Collection entries
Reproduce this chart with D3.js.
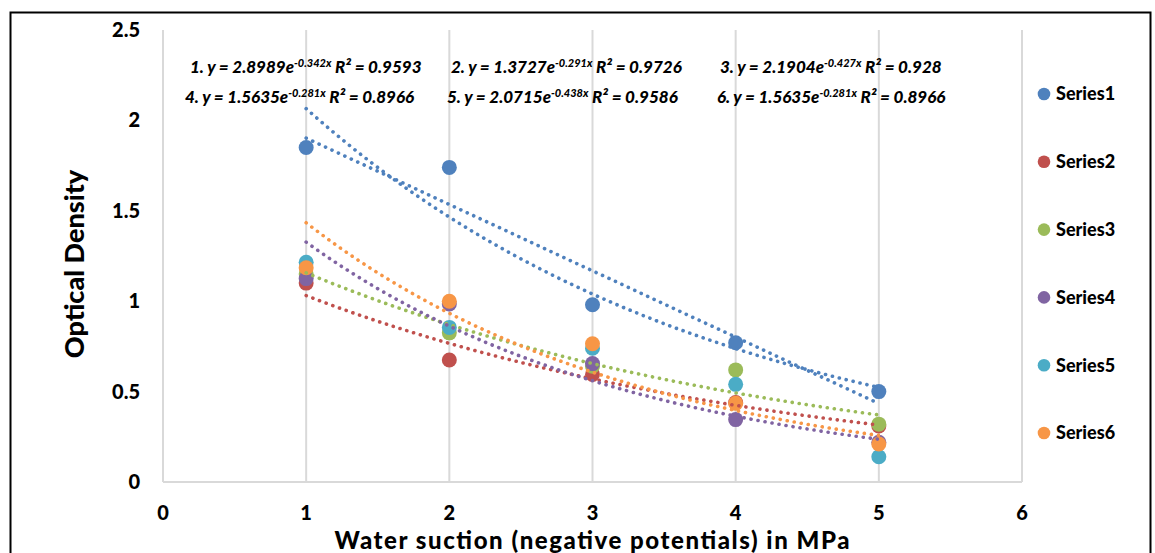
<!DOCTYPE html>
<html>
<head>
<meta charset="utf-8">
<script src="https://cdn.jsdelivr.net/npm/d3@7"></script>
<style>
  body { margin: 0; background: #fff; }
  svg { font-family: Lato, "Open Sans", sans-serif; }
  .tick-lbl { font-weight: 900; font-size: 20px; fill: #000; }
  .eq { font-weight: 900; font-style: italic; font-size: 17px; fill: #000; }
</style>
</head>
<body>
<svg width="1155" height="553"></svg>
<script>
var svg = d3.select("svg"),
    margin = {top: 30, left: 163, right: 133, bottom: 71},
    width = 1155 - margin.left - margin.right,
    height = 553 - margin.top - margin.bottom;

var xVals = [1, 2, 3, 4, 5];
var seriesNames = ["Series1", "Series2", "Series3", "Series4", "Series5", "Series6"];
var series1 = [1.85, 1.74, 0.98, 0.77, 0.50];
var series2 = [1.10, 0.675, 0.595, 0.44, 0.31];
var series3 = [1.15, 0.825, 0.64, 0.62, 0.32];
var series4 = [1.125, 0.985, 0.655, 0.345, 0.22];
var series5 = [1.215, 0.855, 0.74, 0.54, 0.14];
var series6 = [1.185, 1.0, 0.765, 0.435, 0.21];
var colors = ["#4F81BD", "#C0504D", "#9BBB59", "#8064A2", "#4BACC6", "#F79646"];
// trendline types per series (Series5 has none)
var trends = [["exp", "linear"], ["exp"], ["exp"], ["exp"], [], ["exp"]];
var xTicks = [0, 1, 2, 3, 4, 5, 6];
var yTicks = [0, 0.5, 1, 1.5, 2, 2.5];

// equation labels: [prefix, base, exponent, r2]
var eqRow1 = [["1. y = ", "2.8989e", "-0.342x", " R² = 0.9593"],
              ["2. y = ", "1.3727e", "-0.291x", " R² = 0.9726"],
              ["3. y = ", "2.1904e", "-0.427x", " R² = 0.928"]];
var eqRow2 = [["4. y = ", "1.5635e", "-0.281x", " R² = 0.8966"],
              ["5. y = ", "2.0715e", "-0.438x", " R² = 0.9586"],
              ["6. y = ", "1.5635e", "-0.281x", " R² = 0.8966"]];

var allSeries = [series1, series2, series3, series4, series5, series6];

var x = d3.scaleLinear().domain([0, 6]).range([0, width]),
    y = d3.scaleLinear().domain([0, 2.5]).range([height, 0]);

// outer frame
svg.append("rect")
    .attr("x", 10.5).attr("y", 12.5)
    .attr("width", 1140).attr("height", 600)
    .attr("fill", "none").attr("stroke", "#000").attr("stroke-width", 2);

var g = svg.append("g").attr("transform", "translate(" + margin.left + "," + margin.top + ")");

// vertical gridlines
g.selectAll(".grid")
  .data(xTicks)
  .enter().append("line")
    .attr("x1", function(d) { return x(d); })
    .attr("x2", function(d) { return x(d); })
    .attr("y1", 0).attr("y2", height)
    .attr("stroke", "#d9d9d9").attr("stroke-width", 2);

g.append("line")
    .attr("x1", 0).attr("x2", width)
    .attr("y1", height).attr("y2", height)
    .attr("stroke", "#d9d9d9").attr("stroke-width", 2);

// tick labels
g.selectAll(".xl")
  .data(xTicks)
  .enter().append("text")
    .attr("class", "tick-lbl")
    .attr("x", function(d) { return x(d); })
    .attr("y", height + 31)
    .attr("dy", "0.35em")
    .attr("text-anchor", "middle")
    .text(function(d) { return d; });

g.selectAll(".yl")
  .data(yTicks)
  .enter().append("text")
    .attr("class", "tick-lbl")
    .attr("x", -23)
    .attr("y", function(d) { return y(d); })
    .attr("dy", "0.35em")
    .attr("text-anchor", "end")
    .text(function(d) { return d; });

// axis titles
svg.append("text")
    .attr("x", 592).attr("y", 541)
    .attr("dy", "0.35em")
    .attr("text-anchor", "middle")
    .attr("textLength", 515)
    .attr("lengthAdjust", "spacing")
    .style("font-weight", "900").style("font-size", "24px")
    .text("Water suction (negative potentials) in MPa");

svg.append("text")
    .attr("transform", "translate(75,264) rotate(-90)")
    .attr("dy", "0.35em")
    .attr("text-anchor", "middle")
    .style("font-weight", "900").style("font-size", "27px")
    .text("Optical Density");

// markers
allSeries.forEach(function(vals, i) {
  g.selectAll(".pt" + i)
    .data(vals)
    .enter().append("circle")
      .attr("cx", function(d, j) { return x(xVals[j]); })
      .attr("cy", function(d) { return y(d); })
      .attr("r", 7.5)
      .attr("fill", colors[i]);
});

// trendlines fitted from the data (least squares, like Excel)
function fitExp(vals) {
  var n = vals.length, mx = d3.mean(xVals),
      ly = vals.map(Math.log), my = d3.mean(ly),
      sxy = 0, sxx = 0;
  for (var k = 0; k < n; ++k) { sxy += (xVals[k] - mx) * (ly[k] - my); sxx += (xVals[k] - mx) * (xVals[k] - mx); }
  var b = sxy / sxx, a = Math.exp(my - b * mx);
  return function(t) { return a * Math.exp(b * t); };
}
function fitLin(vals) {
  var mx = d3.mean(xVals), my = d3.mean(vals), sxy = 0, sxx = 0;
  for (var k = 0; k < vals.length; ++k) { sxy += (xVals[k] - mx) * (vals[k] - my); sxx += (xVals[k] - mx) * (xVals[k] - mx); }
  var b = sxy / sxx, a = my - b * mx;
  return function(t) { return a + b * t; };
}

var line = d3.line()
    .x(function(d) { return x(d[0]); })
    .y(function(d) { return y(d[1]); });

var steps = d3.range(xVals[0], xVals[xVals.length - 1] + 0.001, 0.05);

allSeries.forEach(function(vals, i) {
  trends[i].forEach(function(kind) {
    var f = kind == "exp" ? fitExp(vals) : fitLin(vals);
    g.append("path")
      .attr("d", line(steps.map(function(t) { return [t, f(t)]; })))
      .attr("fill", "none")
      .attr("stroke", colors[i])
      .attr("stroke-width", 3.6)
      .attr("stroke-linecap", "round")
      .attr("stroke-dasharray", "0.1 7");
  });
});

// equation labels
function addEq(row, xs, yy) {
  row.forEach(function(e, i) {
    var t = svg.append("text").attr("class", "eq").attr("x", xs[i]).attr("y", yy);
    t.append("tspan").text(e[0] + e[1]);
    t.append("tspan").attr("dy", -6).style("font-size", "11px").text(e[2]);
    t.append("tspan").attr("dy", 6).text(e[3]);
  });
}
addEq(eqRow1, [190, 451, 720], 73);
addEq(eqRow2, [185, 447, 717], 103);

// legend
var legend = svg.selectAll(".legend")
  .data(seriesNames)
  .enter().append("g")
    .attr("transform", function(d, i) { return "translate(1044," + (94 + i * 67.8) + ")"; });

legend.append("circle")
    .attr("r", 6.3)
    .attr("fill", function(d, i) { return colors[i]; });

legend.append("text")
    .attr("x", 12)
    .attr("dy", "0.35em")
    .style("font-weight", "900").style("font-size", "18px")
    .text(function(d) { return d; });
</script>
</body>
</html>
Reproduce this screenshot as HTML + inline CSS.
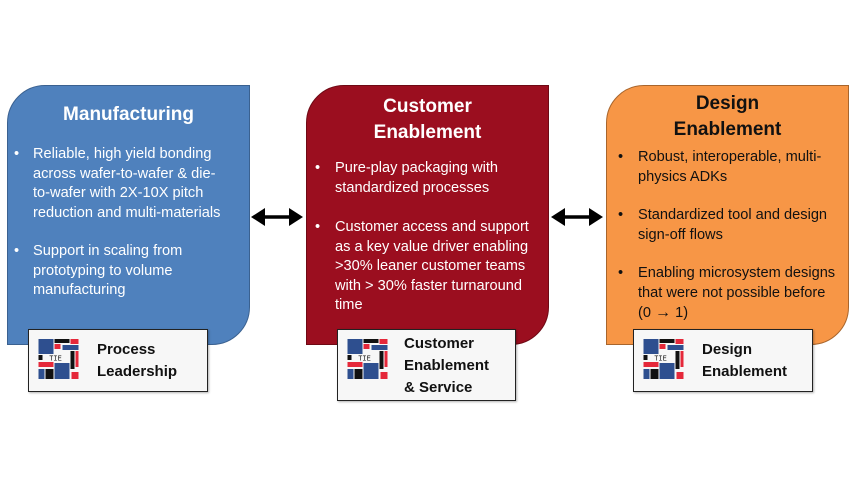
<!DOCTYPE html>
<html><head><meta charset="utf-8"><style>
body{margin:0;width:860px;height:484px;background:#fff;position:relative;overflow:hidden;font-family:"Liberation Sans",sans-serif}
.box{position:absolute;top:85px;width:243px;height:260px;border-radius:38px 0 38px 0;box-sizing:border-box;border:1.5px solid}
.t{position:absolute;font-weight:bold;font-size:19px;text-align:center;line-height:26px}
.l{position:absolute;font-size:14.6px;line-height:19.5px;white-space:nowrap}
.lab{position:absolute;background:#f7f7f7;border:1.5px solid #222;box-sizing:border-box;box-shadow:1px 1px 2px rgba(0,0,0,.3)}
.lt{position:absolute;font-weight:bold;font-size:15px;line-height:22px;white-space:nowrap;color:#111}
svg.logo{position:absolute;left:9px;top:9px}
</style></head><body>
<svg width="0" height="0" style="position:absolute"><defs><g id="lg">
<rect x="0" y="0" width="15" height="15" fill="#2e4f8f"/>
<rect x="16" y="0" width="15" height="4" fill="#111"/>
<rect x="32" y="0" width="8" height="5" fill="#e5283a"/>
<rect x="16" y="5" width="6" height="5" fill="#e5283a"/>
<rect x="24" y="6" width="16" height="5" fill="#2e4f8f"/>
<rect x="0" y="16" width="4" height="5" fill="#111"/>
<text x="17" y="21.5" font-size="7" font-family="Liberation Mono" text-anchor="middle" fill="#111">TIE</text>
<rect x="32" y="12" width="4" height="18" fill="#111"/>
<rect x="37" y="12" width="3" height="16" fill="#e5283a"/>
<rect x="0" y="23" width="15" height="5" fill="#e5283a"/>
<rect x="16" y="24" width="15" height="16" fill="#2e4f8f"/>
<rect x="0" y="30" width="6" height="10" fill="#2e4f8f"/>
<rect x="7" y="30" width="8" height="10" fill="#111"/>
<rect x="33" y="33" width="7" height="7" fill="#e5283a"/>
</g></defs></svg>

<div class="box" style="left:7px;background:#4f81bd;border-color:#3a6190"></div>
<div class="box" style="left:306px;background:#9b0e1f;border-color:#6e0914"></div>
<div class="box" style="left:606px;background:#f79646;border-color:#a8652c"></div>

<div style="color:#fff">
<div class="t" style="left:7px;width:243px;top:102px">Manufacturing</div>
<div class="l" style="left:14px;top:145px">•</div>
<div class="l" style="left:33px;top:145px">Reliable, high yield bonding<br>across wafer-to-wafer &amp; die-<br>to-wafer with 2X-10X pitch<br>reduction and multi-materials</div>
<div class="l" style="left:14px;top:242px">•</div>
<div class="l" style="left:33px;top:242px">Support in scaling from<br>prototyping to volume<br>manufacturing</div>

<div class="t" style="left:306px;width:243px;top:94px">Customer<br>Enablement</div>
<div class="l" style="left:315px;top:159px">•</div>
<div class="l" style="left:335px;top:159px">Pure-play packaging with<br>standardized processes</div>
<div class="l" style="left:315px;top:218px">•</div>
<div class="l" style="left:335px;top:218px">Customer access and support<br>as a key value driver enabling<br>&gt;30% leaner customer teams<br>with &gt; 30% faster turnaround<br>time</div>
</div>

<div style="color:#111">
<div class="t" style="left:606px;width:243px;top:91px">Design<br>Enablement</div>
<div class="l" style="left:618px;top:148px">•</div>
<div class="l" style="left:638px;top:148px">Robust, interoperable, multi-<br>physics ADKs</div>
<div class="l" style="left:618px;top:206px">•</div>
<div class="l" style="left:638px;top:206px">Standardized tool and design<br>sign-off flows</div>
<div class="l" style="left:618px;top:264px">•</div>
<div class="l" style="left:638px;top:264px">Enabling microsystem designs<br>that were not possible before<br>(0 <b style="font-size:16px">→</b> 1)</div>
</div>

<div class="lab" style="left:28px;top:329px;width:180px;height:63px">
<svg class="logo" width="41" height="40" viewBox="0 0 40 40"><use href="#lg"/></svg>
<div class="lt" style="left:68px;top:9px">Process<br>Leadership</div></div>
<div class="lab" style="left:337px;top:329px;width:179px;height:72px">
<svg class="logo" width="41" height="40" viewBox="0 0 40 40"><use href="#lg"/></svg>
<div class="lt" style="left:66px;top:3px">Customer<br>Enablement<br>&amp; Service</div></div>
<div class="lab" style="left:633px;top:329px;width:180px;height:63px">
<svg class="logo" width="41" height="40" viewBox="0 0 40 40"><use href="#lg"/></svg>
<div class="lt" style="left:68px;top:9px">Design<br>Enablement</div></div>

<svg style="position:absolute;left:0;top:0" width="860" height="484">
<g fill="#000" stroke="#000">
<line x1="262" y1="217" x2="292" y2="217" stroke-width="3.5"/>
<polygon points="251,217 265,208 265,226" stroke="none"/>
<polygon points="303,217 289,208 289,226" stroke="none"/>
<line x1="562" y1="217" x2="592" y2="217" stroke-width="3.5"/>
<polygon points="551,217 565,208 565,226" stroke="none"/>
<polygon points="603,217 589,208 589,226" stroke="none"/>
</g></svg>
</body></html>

#### [WHAT YOU NEED TO DO]
Quote the records above exactly, from the first line through the line containing "var yTicks = [0, 0.5, 1, 1.5, 2, 2.5];", and leave out the pictures.

#### [SOLUTION TO THE EXERCISE]
Reproduce this chart with D3.js.
<!DOCTYPE html>
<html>
<head>
<meta charset="utf-8">
<script src="https://cdn.jsdelivr.net/npm/d3@7"></script>
<style>
  body { margin: 0; background: #fff; }
  svg { font-family: Lato, "Open Sans", sans-serif; }
  .tick-lbl { font-weight: 900; font-size: 20px; fill: #000; }
  .eq { font-weight: 900; font-style: italic; font-size: 17px; fill: #000; }
</style>
</head>
<body>
<svg width="1155" height="553"></svg>
<script>
var svg = d3.select("svg"),
    margin = {top: 30, left: 163, right: 133, bottom: 71},
    width = 1155 - margin.left - margin.right,
    height = 553 - margin.top - margin.bottom;

var xVals = [1, 2, 3, 4, 5];
var seriesNames = ["Series1", "Series2", "Series3", "Series4", "Series5", "Series6"];
var series1 = [1.85, 1.74, 0.98, 0.77, 0.50];
var series2 = [1.10, 0.675, 0.595, 0.44, 0.31];
var series3 = [1.15, 0.825, 0.64, 0.62, 0.32];
var series4 = [1.125, 0.985, 0.655, 0.345, 0.22];
var series5 = [1.215, 0.855, 0.74, 0.54, 0.14];
var series6 = [1.185, 1.0, 0.765, 0.435, 0.21];
var colors = ["#4F81BD", "#C0504D", "#9BBB59", "#8064A2", "#4BACC6", "#F79646"];
// trendline types per series (Series5 has none)
var trends = [["exp", "linear"], ["exp"], ["exp"], ["exp"], [], ["exp"]];
var xTicks = [0, 1, 2, 3, 4, 5, 6];
var yTicks = [0, 0.5, 1, 1.5, 2, 2.5];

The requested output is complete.